A solução só funcionaria como transição rumo à criação de um Estado palestino, algo finalmente enfatizado pela Casa Branca. Netanyahu dedicou-se, desde 2009, a sabotar as negociações de paz, estabelecendo para isso uma parceria tácita com o Hamas. Sua declaração sobre o pós-guerra representa o prosseguimento dessa política, nas novas condições geradas pela implosão do acordo implícito de convivência violenta entre Israel e Hamas.

Palestinos caminham diante dos destroços causados pelo conflito entre Israel e Hamas na Faixa de Gaza
Palestinos caminham diante dos destroços causados pelo conflito entre Israel e Hamas na Faixa de Gaza - Mohammed Al-Masri - 8.nov.23/Reuters

O campo da guerra estende-se do primeiro-ministro até franjas de fanáticos que circulam no pátio ideológico do supremacismo judaico. "Agora, um objetivo: nakba!", clamou o deputado Ariel Kallner, do Likud, referindo-se à "catástrofe" palestina de 1948 para exigir uma sanguinária "limpeza étnica" nos territórios ocupados. A paz na Terra Santa depende, antes de tudo, de uma derrota política avassaladora da coalizão liderada por Netanyahu.

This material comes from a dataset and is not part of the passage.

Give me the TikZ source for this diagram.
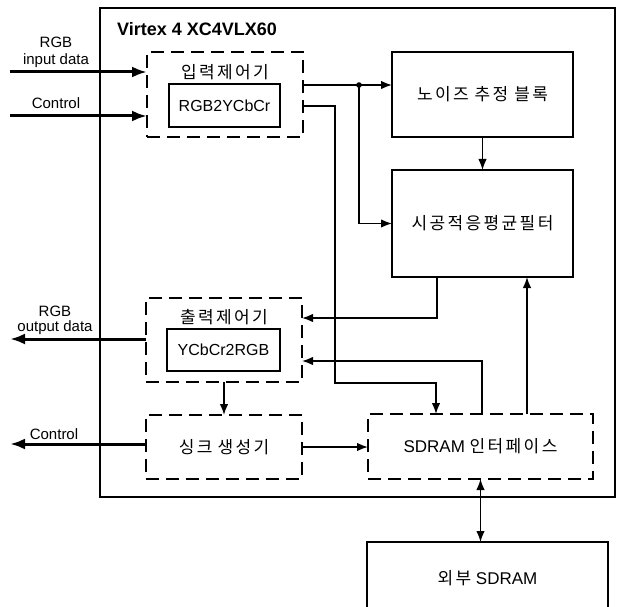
\documentclass[tikz,border=0pt]{standalone}
\usepackage{fontspec}
\setmainfont{Liberation Sans}
\newfontfamily\kr[LetterSpace=14]{Noto Sans CJK KR}
\usetikzlibrary{arrows.meta}
\begin{document}
\begin{tikzpicture}[x=1pt,y=-1pt,
  solidbox/.style={draw, line width=1.5pt, inner sep=0pt, outer sep=0pt},
  innerbox/.style={draw, line width=1.1pt, inner sep=0pt, outer sep=0pt, font=\fontsize{16}{19}\selectfont},
  dashbox/.style={draw, line width=1.8pt, dash pattern=on 13pt off 7pt, inner sep=0pt, outer sep=0pt},
  krlabel/.style={font=\kr\fontsize{17}{20}\selectfont, inner sep=0pt},
  sidelabel/.style={font=\fontsize{15}{18}\selectfont, inner sep=0pt},
  arr/.style={line width=1.5pt, -{Latex[length=11pt,width=8.5pt]}},
  dblarr/.style={line width=1.5pt, {Latex[length=11pt,width=8.5pt]}-{Latex[length=11pt,width=8.5pt]}},
  bigarr/.style={line width=3pt, -{Latex[length=15pt,width=11pt]}}
]
\useasboundingbox (0,0) rectangle (619,607);
% outer chip box
\node[solidbox, minimum width=515pt, minimum height=489pt] (chip) at (357.5,252.5) {};
\node[anchor=west, inner sep=0pt, font=\bfseries\fontsize{18}{21}\selectfont] (title) at (117,29) {Virtex 4 XC4VLX60};

% input controller
\node[dashbox, minimum width=156pt, minimum height=85pt] (inctl) at (225,94.5) {};
\node[krlabel] (inctlt) at (225,72) {입력제어기};
\node[innerbox, minimum width=111pt, minimum height=43pt] (rgb2) at (224.5,105.5) {RGB2YCbCr};

% noise estimation
\node[solidbox, minimum width=181pt, minimum height=85pt, font=\kr\fontsize{17}{20}\selectfont] (noise) at (482.5,94.5) {노이즈\hspace{0.35em}추정\hspace{0.35em}블록};
% filter
\node[solidbox, minimum width=181pt, minimum height=107pt, font=\kr\fontsize{17}{20}\selectfont] (filter) at (482.5,223.5) {시공적응평균필터};

% output controller
\node[dashbox, minimum width=156pt, minimum height=84pt] (outctl) at (224,340) {};
\node[krlabel] (outctlt) at (224,317) {출력제어기};
\node[innerbox, minimum width=113pt, minimum height=42pt] (ycbcr) at (223.5,350) {YCbCr2RGB};

% sync generator
\node[dashbox, minimum width=156pt, minimum height=64pt, font=\kr\fontsize{17}{20}\selectfont] (sync) at (224,447) {싱크\hspace{0.3em}생성기};

% SDRAM interface
\node[dashbox, minimum width=225pt, minimum height=65pt] (sdramif) at (480.5,446.5) {\fontsize{17}{20}\selectfont SDRAM {\kr 인터페이스}};

% external SDRAM
\node[solidbox, minimum width=241pt, minimum height=72pt] (ext) at (487.5,578) {\fontsize{17}{20}\selectfont{\kr 외부} SDRAM};

% side labels
\node[sidelabel] (lrgbin1) at (56,42) {RGB};
\node[sidelabel] (lrgbin2) at (56,61) {input data};
\node[sidelabel] (lctlin) at (56,103) {Control};
\node[sidelabel] (lrgbout1) at (55,311) {RGB};
\node[sidelabel] (lrgbout2) at (55,328) {output data};
\node[sidelabel] (lctlout) at (54,434) {Control};

% free ends
\coordinate (rgbin) at (10,72);
\coordinate (ctlin) at (10,116);
\coordinate (rgbout) at (10,339);
\coordinate (ctlout) at (10,444);
\coordinate (j) at (359,85);
\coordinate (b0) at (335,106);
\coordinate (b1) at (335,383);

% inputs
\draw[bigarr] (rgbin) -- (rgbin -| inctl.west);
\draw[bigarr] (ctlin) -- (ctlin -| inctl.west);
% outputs
\draw[bigarr] (rgbout -| outctl.west) -- (rgbout);
\draw[bigarr] (ctlout -| sync.west) -- (ctlout);

% input controller to noise / filter
\draw[arr] (j -| inctl.east) -- (j) -- (j -| noise.west);
\fill (j) circle (2.8pt);
\draw[arr] (j) |- (filter.west);
% input controller to SDRAM interface
\draw[arr] (b0 -| inctl.east) -- (b0) -- (b1) -| ([xshift=-44.5pt]sdramif.north);
% noise to filter
\draw[arr] (noise.south) -- (filter.north);
% filter to output controller
\draw[arr] ([xshift=-45.5pt]filter.south) |- (outctl.east |- 0,318);
% SDRAM interface to output controller
\draw[arr] ([xshift=1.5pt]sdramif.north) |- (outctl.east |- 0,361);
% SDRAM interface to filter
\draw[arr] ([xshift=46.5pt]sdramif.north) -- ([xshift=44.5pt]filter.south);
% output controller to sync
\draw[arr] (outctl.south) -- (sync.north);
% sync to SDRAM interface
\draw[arr] (sync.east) -- (sync.east -| sdramif.west);
% SDRAM interface <-> external
\draw[dblarr] (sdramif.south) -- (ext.north -| sdramif.south);
\end{tikzpicture}
\end{document}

O campo da guerra nutre-se do mito de que Israel é a encarnação atual dos judeus sitiados pelo nazismo no Reich alemão. A bandeira da destruição do Estado judeu, erguida pelo eixo Irã/Hezbollah/Hamas e dramatizada pelo massacre terrorista do 7/10, funciona como argumento crucial dos cavaleiros do "Grande Israel". É, exclusivamente, o ruído perene do antissemitismo que confere uma falsa verossimilhança ao discurso de Netanyahu.

Mas o eixo liderado pelo Irã não está só. A palavra de ordem da supressão de Israel orienta um cortejo de correntes significativas da esquerda ocidental. A mensagem antissemita espalha-se bem além das seitas delirantes que perambulam nos túneis das redes sociais.

"Do rio até o mar, a Palestina será livre" –Rashida Tlaib, deputada do Partido Democrata dos EUA, aderiu ao canto que embala manifestações nas praças das grandes cidades do Ocidente. Cinicamente, Tlaib o interpretou como um "chamado aspiracional por liberdade e coexistência pacífica, não morte, destruição ou ódio". De fato, porém, sua específica alusão geográfica não demanda a paz em dois Estados, mas a abolição do Estado judeu.

Idiomas diferentes, conteúdo igual. Israel seria "uma vergonha para a humanidade" que "não merece ser Estado" (Gleide Andrade, tesoureira do PT e conselheira de Itaipu). A tática de manual é traçar paralelos entre Israel e a Alemanha nazista. Daí, a utilização ritual do termo "genocídio" para fazer referência a ações do Estado judeu.

Genocídio qualifica operações deliberadas de extermínio físico de um povo inteiro. Não é sinônimo de crimes de guerra. A invasão do Iraque pelos EUA e a guerra de conquista russa na Ucrânia deixaram pilhas de vítimas civis, mas não se inscrevem no conceito de genocídio. O TPI abriu investigação sobre os crimes de guerra de Israel (e do Hamas) sem desviar-se pelo caminho da inflação retórica.

Netanyahu, Kallner e seus discípulos precisam de figuras como Tlaib e Gleide Andrade. O Irã e suas milícias amestradas configuram uma paisagem insuficiente para descrever Israel como fortaleza acossada pelo antissemitismo. A coesão do campo da guerra em Israel depende da amplitude do campo da guerra anti-Israel.